Before people get carried away, several obvious things must be mentioned:
Marsupials do not mate with placental mammals.
The reported Bengal tiger escapee apparently was not the wolf-like animal killed in 1895.
Thylacines are marsupial mammals.
Wolves, dingos, and dogs are placental mammals.
What an animal looks like as a taxidermy mount may not be a good indicator of affinities, whether a placental or a marsupial mammal.
Good post, Loren!!!
Good “sighing,” too!!!
I agree the stuffed “tiger” could be a bad taxidermy job. 🙂
Thomas “Fos” Donovan shot the Tantanoola Tiger on August 21, 1895. The carcase was stuffed “lacquered a little around around the gums to give a savage look” and displayed in a glass showcase at the Tiger Hotel in Tantanoola.
In the 1957 a 90 year old man Alf Warman of Adelaide South Australia visited the hotel. When he saw the stuffed tiger he exclaimed “that’s my dog”.
He explained how he had come to be the owner of the beast that had terrified the district more than 60 years before.
Alf Warman was a young survey worker in the growing colony and was given by his brother a puppy, the offsping of a female European Deer Hound mated with a Blood Hound.
As the pup grew Alf found him too large and hungry to keep at his Norwood (a suburb of Adelaide) home so he was sent to relatives of Norwood’s mayor in the south east of the state to help kill wild dogs.
Reports of the “tiger” then began.
Source – Walkabout June 1968.
nice alliteration in the title 😉
I’m wondering about the more recent sighting that you posted. The man mentioned specifically the tail of the sighted creature; didn’t the thylacine have a smooth (as opposed to bushy like a fox or wolf) tail?
I know the quality of the only film of the thylacine from the zoo is pretty bad, but it seemed to me that the thylacine had short hair and smooth coat.
Ignore the bad taxidermy job; I’m much more interested in the Thylacine sighting!
I sure hope they can some day soon clone these critters.
Interesting story, or stories, since there seem to be a number of facets to it, and discounting one doesn’t necessarily shed light on the others, such as circus animals or shipwrecked castaways of the 4 legged variety. Testing the DNA will be a good place to start regarding the taxidermy specimen. Hope you’ll keep us posted.

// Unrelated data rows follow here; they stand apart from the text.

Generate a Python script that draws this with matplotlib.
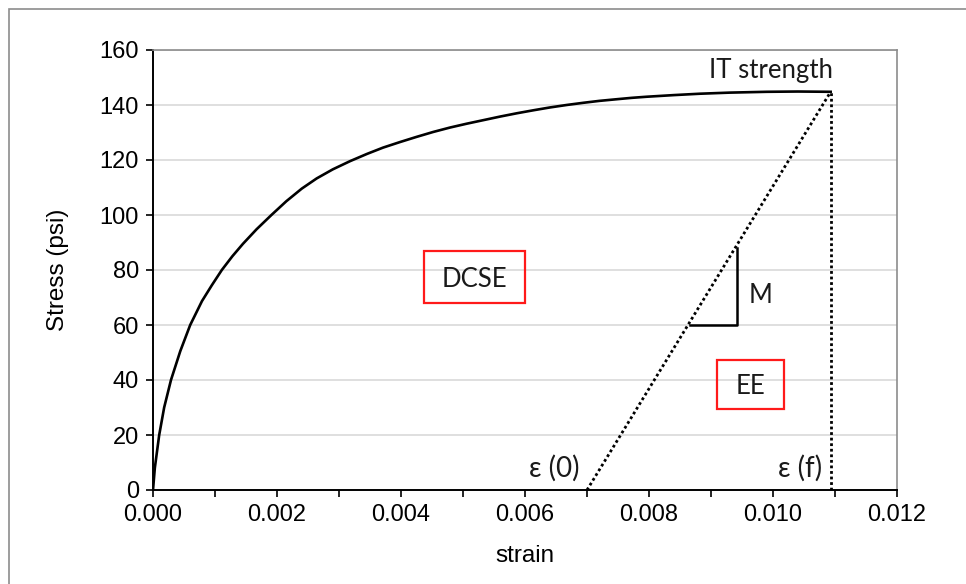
"""
Stress-strain curve for IT strength, with DCSE / EE areas marked.
Writes out.png.
"""

import matplotlib.pyplot as plt
from matplotlib.patches import Rectangle
from matplotlib.ticker import MultipleLocator

# ---- data ----
strain = [0.0, 0.00003, 0.0001, 0.00018, 0.00029, 0.00044, 0.0006, 0.00079,
          0.00095, 0.00111, 0.00128, 0.00145, 0.00167, 0.00191, 0.00215,
          0.0024, 0.00264, 0.0029, 0.00318, 0.00345, 0.00371, 0.00398,
          0.00425, 0.00452, 0.00479, 0.00506, 0.00533, 0.0056, 0.00587,
          0.00614, 0.0064, 0.00667, 0.00694, 0.0072, 0.00748, 0.00772,
          0.00796, 0.0084, 0.00882, 0.0093, 0.0099, 0.0104, 0.01093]
stress = [0.0, 8.1, 20.0, 30.0, 40.0, 50.5, 60.0, 68.7,
          74.5, 80.0, 85.0, 89.5, 94.8, 100.0, 105.0,
          109.6, 113.3, 116.6, 119.6, 122.2, 124.5, 126.5,
          128.4, 130.2, 131.8, 133.2, 134.5, 135.8, 137.0,
          138.1, 139.1, 140.0, 140.8, 141.5, 142.1, 142.6,
          143.0, 143.6, 144.1, 144.5, 144.8, 144.9, 144.8]

eps_0 = 0.0070        # start of unloading line
eps_f = 0.01093       # strain at IT strength
it_strength = 144.8   # psi

# slope marker (M)
m_x = [0.00866, 0.00942, 0.00942]
m_y = [60, 60, 88]

# red boxes: (strain_lo, strain_hi, stress_lo, stress_hi)
dcse_box = (0.00437, 0.0060, 68.0, 86.9)
ee_box = (0.00909, 0.01018, 29.5, 47.3)

y_ticks = [0, 20, 40, 60, 80, 100, 120, 140, 160]
x_ticks = [0.000, 0.002, 0.004, 0.006, 0.008, 0.010, 0.012]

BLACK = "#000000"
GRAY = "#8c8c8c"
GRID = "#d9d9d9"
RED = "#ff1a1a"
TICK_FONT = "Liberation Sans"
NOTE_FONT = ["Lato", "DejaVu Sans"]


def main():
    fig = plt.figure(figsize=(9.66, 5.84), dpi=100)
    fig.patch.set_facecolor("white")
    ax = fig.add_axes([153 / 966, 1 - 490 / 584, 744 / 966, 440 / 584])

    # outer frame (only left/top visible in the reference)
    fig.add_artist(Rectangle((9 / 966, -0.1), 1.2, 1.1 - 9 / 584,
                             transform=fig.transFigure, fill=False,
                             edgecolor=GRAY, linewidth=1.2))

    ax.plot(strain, stress, color=BLACK, linewidth=1.9, zorder=4,
            solid_joinstyle="round")

    # unloading line and vertical at failure strain
    dots = (0, (1, 1))
    ax.plot([eps_0, eps_f], [0, it_strength], color=BLACK,
            linestyle=dots, linewidth=2.0, zorder=3)
    ax.plot([eps_f, eps_f], [0, it_strength], color=BLACK,
            linestyle=dots, linewidth=2.0, zorder=3)

    ax.plot(m_x, m_y, color=BLACK, linewidth=1.8, zorder=3)

    for lo_x, hi_x, lo_y, hi_y in (dcse_box, ee_box):
        ax.add_patch(Rectangle((lo_x, lo_y), hi_x - lo_x, hi_y - lo_y,
                               fill=False, edgecolor=RED, linewidth=1.6,
                               zorder=5))

    note = dict(family=NOTE_FONT, fontsize=18.5, color="#1a1a1a", zorder=6)
    ax.text((dcse_box[0] + dcse_box[1]) / 2, (dcse_box[2] + dcse_box[3]) / 2,
            "DCSE", ha="center", va="center_baseline", **note)
    ax.text((ee_box[0] + ee_box[1]) / 2, (ee_box[2] + ee_box[3]) / 2,
            "EE", ha="center", va="center_baseline", **note)
    ax.text(0.00961, 71.6, "M", ha="left", va="center_baseline", **note)
    ax.text(0.01097, 148.0, "IT strength", ha="right", va="bottom", **note)
    eps_note = dict(note, fontsize=20)
    ax.text(0.00688, 8.7, "ε (0)", ha="right", va="center_baseline", **eps_note)
    ax.text(0.01079, 8.7, "ε (f)", ha="right", va="center_baseline", **eps_note)

    # axes styling
    ax.set_xlim(0, 0.012)
    ax.set_ylim(0, 160)
    ax.set_xticks(x_ticks)
    ax.set_xticklabels([f"{v:.3f}" for v in x_ticks])
    ax.xaxis.set_minor_locator(MultipleLocator(0.001))
    ax.set_yticks(y_ticks)
    ax.yaxis.grid(True, color=GRID, linewidth=1.2)
    ax.set_axisbelow(True)

    ax.tick_params(axis="both", which="both", direction="out", length=5,
                   width=1.2, color=BLACK, labelsize=17, pad=5)
    ax.tick_params(axis="x", which="both", top=False)
    ax.tick_params(axis="y", right=False)
    for lab in ax.get_xticklabels() + ax.get_yticklabels():
        lab.set_family(TICK_FONT)

    ax.spines["left"].set_color(BLACK)
    ax.spines["bottom"].set_color(BLACK)
    ax.spines["left"].set_linewidth(1.4)
    ax.spines["bottom"].set_linewidth(1.4)
    ax.spines["top"].set_color(GRAY)
    ax.spines["right"].set_color(GRAY)
    ax.spines["top"].set_linewidth(1.2)
    ax.spines["right"].set_linewidth(1.2)

    ax.set_xlabel("strain", family=TICK_FONT, fontsize=17.5, labelpad=14)
    ax.set_ylabel("Stress (psi)", family=TICK_FONT, fontsize=17.5, labelpad=22)

    fig.savefig("out.png", dpi=100, facecolor="white")


if __name__ == "__main__":
    main()
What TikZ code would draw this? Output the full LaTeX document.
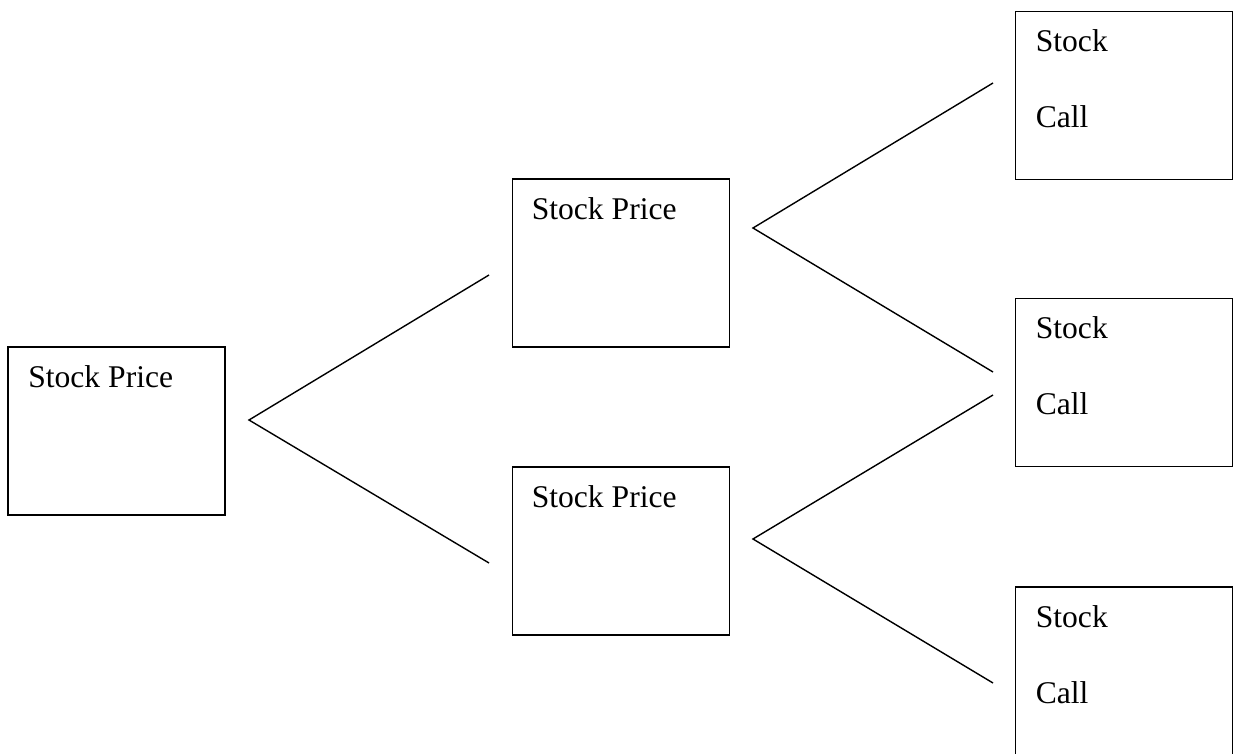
\documentclass[tikz,border=0pt]{standalone}
\usepackage{fontspec}
\setmainfont{Liberation Serif}
\usepackage{tikz}
\usetikzlibrary{shapes,arrows,calc}
\tikzstyle{block} = [rectangle, draw, line width=1.8pt, minimum width=217pt, minimum height=168pt, inner sep=0pt]
\tikzstyle{txt} = [anchor=base west, inner sep=0pt, font=\fontsize{31.6}{38}\selectfont]
\tikzstyle{line} = [draw, line width=1.4pt]

\begin{document}
\begin{tikzpicture}[x=1pt, y=-1pt]
    \useasboundingbox (0,0) rectangle (1233,754);
    % Place nodes

    \node [block] (node_1) at (116.5,431) {};
    \node [block] (node_2) at (621,263) {};
    \node [block] (node_3) at (621,551) {};
    \node [block] (node_4) at (1124,95.5) {};
    \node [block] (node_5) at (1124,382.5) {};
    \node [block] (node_6) at (1124,671) {};

    \node [txt] (text_1) at ($(node_1.north west)+(21,41)$) {Stock Price};
    \node [txt] (text_2) at ($(node_2.north west)+(20,41)$) {Stock Price};
    \node [txt] (text_3) at ($(node_3.north west)+(20,41)$) {Stock Price};
    \node [txt] (text_4a) at ($(node_4.north west)+(21,41)$) {Stock};
    \node [txt] (text_4b) at ($(node_4.north west)+(21,117)$) {Call};
    \node [txt] (text_5a) at ($(node_5.north west)+(21,41)$) {Stock};
    \node [txt] (text_5b) at ($(node_5.north west)+(21,117)$) {Call};
    \node [txt] (text_6a) at ($(node_6.north west)+(21,41)$) {Stock};
    \node [txt] (text_6b) at ($(node_6.north west)+(21,117)$) {Call};

    % Branch points
    \coordinate (fork_1) at (249,420);
    \coordinate (fork_2) at (753,228);
    \coordinate (fork_3) at (753,539);
    \coordinate (end_1a) at (489,275);
    \coordinate (end_1b) at (489,563);
    \coordinate (end_2a) at (993,83);
    \coordinate (end_2b) at (993,372);
    \coordinate (end_3a) at (993,395);
    \coordinate (end_3b) at (993,683);

    \path [line] (end_1a) -- (fork_1) -- (end_1b);
    \path [line] (end_2a) -- (fork_2) -- (end_2b);
    \path [line] (end_3a) -- (fork_3) -- (end_3b);

\end{tikzpicture}
\end{document}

“Assyrian Wolf” = Canis lupus pallipes (now known as the “Iranian Wolf”, Assyria referring to the ancient empire that once encompassed much of upper Mesopotamia).
Ironically, the Iranian Wolf was once thought to be the direct ancestor of the Dingo (probably due to the similarities in it’s short coat and light color) but DNA has disproved this.
I grew up in Casterton, western Victoria, and vividly remember travelling through a back track that came out near Lake Mundi one night. A number of strange animals crossed the road in front of the car, they were bigger than foxes and didn’t have bushy tails. I have no idea what they were, but we still discuss then over 40 years later. There could be anything in the scrub there, and there have been a lot of sightings of Thylacines on that area in my life time.